CHASKA, Minn. -- Tiger Woods still hasn't come from behind to win a major championship.
Sunday, he might have had his best chance.
Woods, five shots out of the lead entering play, got to within a shot of the lead after 10 holes. Justin Leonard, who has one major championship under his belt, was fading quickly. Fred Funk and Mark Calcavecchia, both veteran PGA Tour pros, weren't making any sort of a run.
All that stood between Woods and a ninth major title was Rich Beem, who sold cell phones and car stereos for a living the same year Woods began winning majors.
But as has happened to him so often this week at the PGA Championship, Woods' driver got him in trouble. He sprayed it right on the par-5 11th, leaving him no shot at the green. He got back in the fairway, but his pitch from 66 yards away checked up, leaving him 25 feet for birdie. He missed and tapped in for par.
Minutes later, Beem made eagle to stretch his lead to three.
Woods made back-to-back bogeys at 13 and 14 to fall back to 5-under, six shots out of the lead. After telling caddie Steve Williams that four straight birdies to end the round would win him the championship, he did just that to get to 9-under.
But it wasn't enough. Despite a three-putt at 18, Beem finished at 10-under. Woods finished second in a major for the first time in his career (leaving him only 18 behind Jack Nicklaus, who had 19 runner-up finishes in the majors).
"I gave it absolutely everything I had," Woods said. "You know, that's the way I play each and every time I tee it up, and this was no exception. I made a few mistakes today, or a couple of mistakes, and I came right back and sucked it up and got the job done coming in."
Woods was most unhappy with his three-putt at the 13th hole. He had about 12 feet for birdie, but rolled the putt well past the hole. And he missed the comebacker.
"I knew from the practice rounds, that putt has been fast," Woods said. "The greens were slow today and I kept telling myself this putt is not as fast as what it looks, and blah, blah, blah. And I went ahead and hit it the way I thought the greens were running today and it fooled me."
Woods hit a 4-iron off the tee at the 357-yard 14th, but missed the fairway to the left.
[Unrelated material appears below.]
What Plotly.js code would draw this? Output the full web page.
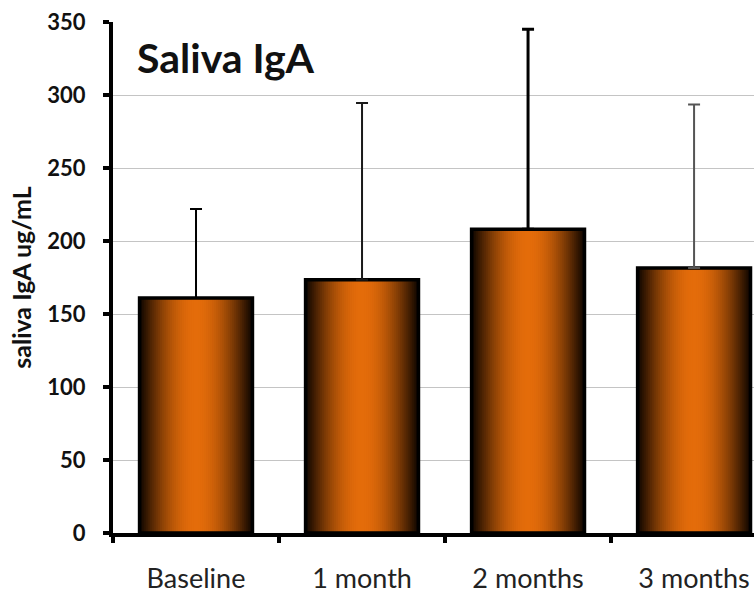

His 9-iron from the heavy rough was just short of the green, and he couldn't get it up-and-down for par.
"I'm frustrated I made the mistakes on 13 and 14, but then again, I'm also pumped at the way I finished," Woods said.
Woods made an 8-foot putt for birdie on the 15th, a 10-footer on the 16th, a 10-footer on the 17th and a four-footer after a sizzling 7-iron to the green on 18.
It was one shot short.
A little more than four weeks ago, Woods had two major titles this year and couldn't escape talk of a calendar year Grand Slam.
Four weeks later, he has this to chew on: an 81 on Saturday at the British Open, leading him to a tie for 28th (he was 10-under in the other three rounds) and two un-Woods-like bogeys -- at the 13th and 14th on Sunday -- that ultimately likely cost him the PGA Championship.
"I had a bad round at the British," Woods said, "... and in this tournament, I finished second, one shot back. So I came close here."
Close. But not a win in a major. Such is the standard that Woods is held to.
"Any time you win one major in any year, it's a successful year in the major championships," Woods said. "And I won two."
He didn't win Sunday, however, despite matching the best round of the day at Hazeltine National.
"I thought I played well all day," Woods said. "I mean I hit the ball well. I hit a lot of good shots, and on top of that, I really hit a lot of good putts."
Three of them happened to come on one hole. And because of that, Hazeltine will go on Woods' resume as an opportunity that slipped away.